Starting at the first line of the data, print each line verbatim up to and including the line bearing "const lowBgValues = [16.3, 16.3];", omitting pictures.
-- begin Supplied data --
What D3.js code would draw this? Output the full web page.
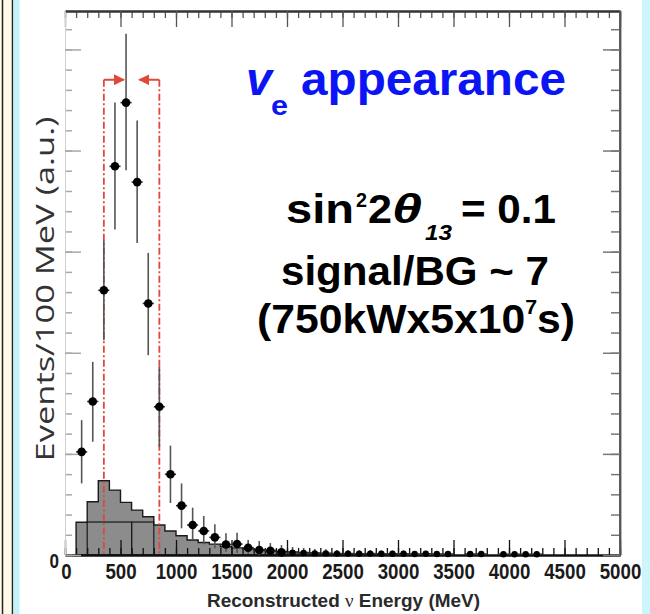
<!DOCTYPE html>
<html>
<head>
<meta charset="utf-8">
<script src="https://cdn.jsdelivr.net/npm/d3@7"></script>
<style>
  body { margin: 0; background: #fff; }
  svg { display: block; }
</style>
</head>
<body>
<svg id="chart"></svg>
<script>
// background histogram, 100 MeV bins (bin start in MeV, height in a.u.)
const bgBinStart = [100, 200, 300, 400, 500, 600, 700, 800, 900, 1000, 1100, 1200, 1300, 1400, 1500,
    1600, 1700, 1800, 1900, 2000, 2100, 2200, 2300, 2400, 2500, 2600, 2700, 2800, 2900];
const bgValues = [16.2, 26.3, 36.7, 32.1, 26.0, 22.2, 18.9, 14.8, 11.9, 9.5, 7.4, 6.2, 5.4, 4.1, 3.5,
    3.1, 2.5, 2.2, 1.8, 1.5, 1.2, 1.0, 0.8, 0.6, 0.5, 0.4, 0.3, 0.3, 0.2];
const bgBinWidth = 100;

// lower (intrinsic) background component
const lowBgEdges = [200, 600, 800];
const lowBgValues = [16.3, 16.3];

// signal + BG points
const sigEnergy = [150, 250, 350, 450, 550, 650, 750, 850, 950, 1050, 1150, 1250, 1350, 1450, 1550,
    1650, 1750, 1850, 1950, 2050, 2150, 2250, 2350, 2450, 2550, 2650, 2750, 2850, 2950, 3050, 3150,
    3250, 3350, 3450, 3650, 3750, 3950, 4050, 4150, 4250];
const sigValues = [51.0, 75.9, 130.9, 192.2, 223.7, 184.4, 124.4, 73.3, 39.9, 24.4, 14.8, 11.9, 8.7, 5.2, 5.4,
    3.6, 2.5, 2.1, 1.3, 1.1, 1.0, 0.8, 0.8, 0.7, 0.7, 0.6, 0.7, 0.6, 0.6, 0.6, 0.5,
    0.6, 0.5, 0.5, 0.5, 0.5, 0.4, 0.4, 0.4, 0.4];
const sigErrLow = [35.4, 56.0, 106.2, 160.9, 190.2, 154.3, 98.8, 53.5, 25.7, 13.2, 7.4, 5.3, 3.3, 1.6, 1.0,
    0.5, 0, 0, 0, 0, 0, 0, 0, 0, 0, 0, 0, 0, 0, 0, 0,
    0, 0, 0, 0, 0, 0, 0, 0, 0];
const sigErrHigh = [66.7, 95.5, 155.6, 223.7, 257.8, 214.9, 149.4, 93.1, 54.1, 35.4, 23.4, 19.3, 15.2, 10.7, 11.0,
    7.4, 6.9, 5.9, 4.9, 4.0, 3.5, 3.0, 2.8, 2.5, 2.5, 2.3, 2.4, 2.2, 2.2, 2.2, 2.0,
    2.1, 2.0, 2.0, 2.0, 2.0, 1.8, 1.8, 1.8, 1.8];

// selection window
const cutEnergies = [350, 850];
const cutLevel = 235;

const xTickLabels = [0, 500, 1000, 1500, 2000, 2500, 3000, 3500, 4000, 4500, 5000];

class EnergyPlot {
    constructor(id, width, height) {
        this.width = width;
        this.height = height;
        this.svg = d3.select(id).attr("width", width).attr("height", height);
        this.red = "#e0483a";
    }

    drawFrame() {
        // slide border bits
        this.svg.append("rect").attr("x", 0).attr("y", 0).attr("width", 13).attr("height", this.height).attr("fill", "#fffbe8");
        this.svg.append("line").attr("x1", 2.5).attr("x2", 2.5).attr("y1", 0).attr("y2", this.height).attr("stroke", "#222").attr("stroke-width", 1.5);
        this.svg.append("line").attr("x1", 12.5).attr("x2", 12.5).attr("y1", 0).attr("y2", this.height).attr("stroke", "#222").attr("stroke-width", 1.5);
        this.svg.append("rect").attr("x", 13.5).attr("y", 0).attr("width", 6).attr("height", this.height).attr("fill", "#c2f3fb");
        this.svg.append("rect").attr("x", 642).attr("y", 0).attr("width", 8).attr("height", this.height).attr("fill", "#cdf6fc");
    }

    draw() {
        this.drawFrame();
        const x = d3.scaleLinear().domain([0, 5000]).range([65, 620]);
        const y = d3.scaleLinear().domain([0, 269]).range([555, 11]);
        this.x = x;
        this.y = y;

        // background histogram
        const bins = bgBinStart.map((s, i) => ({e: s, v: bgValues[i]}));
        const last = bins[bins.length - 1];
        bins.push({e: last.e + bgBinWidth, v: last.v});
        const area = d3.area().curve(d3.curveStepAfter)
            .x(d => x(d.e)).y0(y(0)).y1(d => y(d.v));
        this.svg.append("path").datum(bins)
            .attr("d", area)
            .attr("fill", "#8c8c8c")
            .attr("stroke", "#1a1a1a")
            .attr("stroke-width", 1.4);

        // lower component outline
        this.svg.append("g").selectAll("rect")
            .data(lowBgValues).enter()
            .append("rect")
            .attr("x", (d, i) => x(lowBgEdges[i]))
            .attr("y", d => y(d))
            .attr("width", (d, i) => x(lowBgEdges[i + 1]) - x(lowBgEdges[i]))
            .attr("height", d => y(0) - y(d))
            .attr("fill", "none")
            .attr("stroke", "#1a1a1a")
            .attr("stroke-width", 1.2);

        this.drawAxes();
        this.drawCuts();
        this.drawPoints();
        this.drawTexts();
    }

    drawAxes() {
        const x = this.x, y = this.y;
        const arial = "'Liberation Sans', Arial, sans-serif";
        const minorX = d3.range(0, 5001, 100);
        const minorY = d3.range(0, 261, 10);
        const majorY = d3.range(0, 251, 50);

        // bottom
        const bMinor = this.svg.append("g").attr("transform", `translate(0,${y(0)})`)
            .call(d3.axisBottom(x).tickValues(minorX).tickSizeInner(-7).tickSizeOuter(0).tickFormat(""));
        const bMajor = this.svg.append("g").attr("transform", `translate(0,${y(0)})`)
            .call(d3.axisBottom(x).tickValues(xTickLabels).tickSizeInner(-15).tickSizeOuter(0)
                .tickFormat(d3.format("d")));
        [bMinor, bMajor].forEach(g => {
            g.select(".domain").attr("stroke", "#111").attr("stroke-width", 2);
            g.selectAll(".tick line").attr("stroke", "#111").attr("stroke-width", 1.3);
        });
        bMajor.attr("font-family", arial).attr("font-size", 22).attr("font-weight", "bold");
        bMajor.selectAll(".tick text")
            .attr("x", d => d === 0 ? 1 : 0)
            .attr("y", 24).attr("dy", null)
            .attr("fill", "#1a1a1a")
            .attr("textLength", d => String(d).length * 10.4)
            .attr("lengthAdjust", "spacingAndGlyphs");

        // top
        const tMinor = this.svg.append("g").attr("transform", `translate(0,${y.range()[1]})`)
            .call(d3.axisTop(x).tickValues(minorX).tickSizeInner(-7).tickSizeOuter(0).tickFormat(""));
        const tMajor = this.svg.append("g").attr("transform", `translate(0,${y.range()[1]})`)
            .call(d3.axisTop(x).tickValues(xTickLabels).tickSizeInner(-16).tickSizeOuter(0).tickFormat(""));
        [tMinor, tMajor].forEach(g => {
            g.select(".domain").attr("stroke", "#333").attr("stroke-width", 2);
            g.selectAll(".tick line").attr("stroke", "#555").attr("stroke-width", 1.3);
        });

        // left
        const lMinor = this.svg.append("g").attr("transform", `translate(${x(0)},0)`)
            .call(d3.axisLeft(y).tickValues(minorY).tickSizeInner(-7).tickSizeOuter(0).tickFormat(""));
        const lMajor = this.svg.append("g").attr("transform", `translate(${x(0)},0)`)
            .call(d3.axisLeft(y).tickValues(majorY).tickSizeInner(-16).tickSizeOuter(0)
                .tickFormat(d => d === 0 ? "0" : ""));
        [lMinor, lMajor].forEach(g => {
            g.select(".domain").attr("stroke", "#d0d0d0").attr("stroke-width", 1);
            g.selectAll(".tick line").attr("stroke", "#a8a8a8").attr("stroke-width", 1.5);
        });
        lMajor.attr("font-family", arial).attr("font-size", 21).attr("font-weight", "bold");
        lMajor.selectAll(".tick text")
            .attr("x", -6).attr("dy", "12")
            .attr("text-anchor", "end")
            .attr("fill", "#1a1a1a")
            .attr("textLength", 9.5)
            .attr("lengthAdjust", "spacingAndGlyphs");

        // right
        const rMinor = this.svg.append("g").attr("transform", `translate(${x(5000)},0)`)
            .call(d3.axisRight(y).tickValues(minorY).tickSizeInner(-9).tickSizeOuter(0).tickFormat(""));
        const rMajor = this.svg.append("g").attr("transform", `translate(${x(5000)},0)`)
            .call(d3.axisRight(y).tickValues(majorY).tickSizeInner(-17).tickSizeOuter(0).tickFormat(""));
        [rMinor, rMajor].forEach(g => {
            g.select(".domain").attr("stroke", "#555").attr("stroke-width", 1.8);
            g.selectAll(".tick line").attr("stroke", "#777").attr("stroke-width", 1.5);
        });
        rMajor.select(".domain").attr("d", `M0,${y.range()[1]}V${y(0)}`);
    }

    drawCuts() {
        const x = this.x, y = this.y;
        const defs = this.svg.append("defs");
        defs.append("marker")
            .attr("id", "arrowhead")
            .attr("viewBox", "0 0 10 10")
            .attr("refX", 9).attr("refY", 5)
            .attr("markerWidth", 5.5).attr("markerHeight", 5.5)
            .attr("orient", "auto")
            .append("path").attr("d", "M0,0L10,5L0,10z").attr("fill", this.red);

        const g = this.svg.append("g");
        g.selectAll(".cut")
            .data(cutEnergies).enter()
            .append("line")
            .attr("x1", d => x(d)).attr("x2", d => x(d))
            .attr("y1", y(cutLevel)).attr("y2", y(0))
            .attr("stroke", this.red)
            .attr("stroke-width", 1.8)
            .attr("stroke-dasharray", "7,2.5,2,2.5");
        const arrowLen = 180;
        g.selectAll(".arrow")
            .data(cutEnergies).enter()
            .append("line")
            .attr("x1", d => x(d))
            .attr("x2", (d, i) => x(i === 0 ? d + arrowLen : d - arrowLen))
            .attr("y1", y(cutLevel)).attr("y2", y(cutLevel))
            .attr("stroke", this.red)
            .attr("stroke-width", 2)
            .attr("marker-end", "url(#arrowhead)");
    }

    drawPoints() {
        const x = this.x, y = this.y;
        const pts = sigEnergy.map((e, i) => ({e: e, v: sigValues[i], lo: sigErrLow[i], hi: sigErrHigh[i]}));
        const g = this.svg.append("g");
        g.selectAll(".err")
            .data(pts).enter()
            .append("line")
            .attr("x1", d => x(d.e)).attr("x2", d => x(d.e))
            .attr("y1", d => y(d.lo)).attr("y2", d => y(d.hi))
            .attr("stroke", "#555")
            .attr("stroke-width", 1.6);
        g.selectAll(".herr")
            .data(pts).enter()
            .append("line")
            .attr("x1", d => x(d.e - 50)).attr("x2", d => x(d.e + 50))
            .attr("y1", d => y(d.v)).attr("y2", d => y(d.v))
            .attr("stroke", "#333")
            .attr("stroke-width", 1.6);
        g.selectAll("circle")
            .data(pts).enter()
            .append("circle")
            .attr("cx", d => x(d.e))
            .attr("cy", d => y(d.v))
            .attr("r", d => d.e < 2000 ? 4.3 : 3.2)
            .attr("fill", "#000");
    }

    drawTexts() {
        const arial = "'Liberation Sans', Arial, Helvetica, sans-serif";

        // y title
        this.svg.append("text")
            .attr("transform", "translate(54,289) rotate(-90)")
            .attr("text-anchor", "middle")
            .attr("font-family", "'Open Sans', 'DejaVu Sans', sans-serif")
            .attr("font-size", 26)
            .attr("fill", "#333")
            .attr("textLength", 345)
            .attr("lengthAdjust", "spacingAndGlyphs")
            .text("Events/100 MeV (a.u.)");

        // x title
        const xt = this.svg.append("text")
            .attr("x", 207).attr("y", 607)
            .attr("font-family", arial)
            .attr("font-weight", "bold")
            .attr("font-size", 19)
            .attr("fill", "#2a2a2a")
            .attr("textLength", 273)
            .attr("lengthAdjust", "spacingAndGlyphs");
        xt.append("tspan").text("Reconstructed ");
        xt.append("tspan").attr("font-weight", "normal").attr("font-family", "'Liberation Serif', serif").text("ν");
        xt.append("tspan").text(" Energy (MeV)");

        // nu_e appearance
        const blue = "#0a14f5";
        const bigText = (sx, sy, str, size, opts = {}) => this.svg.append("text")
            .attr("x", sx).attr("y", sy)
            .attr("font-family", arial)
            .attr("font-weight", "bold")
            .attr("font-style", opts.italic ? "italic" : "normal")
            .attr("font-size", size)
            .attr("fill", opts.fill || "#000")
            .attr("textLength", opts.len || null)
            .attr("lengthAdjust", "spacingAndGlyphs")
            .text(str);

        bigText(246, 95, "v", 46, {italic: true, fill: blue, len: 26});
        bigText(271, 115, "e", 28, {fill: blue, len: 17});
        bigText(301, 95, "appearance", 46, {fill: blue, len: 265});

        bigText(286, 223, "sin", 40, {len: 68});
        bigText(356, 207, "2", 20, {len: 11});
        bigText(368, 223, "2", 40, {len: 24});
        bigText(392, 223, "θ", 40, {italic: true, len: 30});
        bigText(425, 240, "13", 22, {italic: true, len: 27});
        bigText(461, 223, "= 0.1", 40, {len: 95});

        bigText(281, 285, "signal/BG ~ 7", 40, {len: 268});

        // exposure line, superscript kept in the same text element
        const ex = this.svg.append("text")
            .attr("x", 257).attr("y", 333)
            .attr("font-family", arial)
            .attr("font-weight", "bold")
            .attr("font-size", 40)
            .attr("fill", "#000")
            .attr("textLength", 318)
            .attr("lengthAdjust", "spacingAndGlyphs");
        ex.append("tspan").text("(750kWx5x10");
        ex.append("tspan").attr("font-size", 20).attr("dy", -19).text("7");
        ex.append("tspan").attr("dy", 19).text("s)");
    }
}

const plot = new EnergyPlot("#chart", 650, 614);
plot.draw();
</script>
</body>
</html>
-- end Supplied data --
_Task answer_
What D3.js code would draw this? Output the full web page.
<!DOCTYPE html>
<html>
<head>
<meta charset="utf-8">
<script src="https://cdn.jsdelivr.net/npm/d3@7"></script>
<style>
  body { margin: 0; background: #fff; }
  svg { display: block; }
</style>
</head>
<body>
<svg id="chart"></svg>
<script>
// background histogram, 100 MeV bins (bin start in MeV, height in a.u.)
const bgBinStart = [100, 200, 300, 400, 500, 600, 700, 800, 900, 1000, 1100, 1200, 1300, 1400, 1500,
    1600, 1700, 1800, 1900, 2000, 2100, 2200, 2300, 2400, 2500, 2600, 2700, 2800, 2900];
const bgValues = [16.2, 26.3, 36.7, 32.1, 26.0, 22.2, 18.9, 14.8, 11.9, 9.5, 7.4, 6.2, 5.4, 4.1, 3.5,
    3.1, 2.5, 2.2, 1.8, 1.5, 1.2, 1.0, 0.8, 0.6, 0.5, 0.4, 0.3, 0.3, 0.2];
const bgBinWidth = 100;

// lower (intrinsic) background component
const lowBgEdges = [200, 600, 800];
const lowBgValues = [16.3, 16.3];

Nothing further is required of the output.